Blickkontakt vermeiden ist angesagt. Scheinbar nur bei mir. Die 1,6° Grad
Fraktion positioniert sich sogar extra um, um besser sehen zu können. Ich
stelle die Musik in meinen Over-Ear-Kopfhörern lauter. Nach zehn Minuten und in
eine Übung weiter irritiert mich zunehmend ein Geräusch in meinen Kopfhörern. Ich vermute, dass sie nach
vier Jahren treuen Dienst nun doch den Geist aufgegeben haben und nehme sie ab.

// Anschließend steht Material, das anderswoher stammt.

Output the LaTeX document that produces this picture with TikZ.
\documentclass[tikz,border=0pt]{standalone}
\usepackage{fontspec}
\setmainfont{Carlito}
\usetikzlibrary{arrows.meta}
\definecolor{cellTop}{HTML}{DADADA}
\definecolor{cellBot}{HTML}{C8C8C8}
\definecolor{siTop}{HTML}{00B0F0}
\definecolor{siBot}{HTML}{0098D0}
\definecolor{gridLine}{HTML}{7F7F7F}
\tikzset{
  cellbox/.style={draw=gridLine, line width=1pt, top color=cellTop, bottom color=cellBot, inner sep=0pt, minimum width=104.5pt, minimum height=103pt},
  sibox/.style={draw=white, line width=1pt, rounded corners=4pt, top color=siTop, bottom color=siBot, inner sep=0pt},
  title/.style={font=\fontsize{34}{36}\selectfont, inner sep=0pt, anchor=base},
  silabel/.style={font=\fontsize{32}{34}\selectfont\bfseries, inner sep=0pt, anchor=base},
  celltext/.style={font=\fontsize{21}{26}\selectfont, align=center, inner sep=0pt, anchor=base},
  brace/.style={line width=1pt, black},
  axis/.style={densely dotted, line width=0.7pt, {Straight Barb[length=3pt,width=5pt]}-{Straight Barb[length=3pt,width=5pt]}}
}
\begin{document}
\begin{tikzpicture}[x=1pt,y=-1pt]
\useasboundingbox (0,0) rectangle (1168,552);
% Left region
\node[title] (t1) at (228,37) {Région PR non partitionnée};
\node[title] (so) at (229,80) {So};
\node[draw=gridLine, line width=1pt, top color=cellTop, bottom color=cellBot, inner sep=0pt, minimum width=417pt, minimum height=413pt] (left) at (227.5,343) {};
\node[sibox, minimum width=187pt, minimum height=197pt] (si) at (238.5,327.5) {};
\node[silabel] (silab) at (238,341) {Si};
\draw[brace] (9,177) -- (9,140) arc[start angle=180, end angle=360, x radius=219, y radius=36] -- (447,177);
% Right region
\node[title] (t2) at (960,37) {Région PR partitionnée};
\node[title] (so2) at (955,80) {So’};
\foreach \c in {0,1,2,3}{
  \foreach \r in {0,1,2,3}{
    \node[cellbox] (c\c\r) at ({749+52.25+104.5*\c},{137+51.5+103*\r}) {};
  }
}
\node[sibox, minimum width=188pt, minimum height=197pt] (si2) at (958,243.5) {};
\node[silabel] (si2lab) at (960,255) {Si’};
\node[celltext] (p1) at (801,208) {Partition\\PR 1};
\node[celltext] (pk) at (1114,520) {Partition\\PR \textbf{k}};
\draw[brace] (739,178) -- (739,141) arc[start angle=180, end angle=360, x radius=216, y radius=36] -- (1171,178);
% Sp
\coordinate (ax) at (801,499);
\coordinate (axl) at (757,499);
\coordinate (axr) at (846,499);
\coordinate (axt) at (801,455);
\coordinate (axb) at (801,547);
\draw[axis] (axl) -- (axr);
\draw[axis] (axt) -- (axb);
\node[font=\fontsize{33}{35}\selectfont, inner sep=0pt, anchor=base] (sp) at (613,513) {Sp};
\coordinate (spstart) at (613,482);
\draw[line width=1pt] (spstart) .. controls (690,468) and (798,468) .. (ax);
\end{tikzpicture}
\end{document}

Das Geräusch bleibt. Eine Mischung aus Grunzen und Stöhnen erzeugt einen
infernalischen Lärm. Der Übeltäter ist schnell gefunden. Ein zugegeben sehr
muskulöser Typ liegt auf der Bank und stöhnt bei jeder Wiederholung das Studio zusammen – 130kg,
wenn ich mich nicht verrechnet habe. Nach weiteren eher erignislosen Übungen, abgesehen von der immer stärker werdenden Ablenkung im Squatbereich, betritt noch ein Anhänger der Schwungtheorie die Szenerie. Bei Anhängern der Schwungtheorie ist es üblich, dass man ohne jegliche Erwärmung das Armtraining beginnt. Bei der Durchführung kommt es neben einem Gewicht, was mindestens 30% über dem persönlichen Maximalgewicht liegen sollte, auf die Wiederholungshaltung an. Diese kennzeichnet sich dadurch, dass man das zu hohe Gewicht durch einen enormen Schwung mit dem ganzen Körper ausgleicht. Bloße Bizepscurls werden zur Ganzkörperübung - fantastisch. Das weitere Training läuft eher
unspektakulär ab. Der Versuch nicht in den Squatrackbereich zu schauen
scheiterte noch das ein oder andere Mal. Beim Verlassen des Trainingsbereichs
streiche ich etwas theatralisch meine Kopfhörer runter, man ist schließlich
selbst auch etwas im Rocky-Modus. Neben einem passablen Workout durfte ich
wiedermal 80 Minuten billiges Entertainment genießen, mein Studio ist eben
nicht nur Trainingsstätte, sondern auch Unterhaltungsstudio.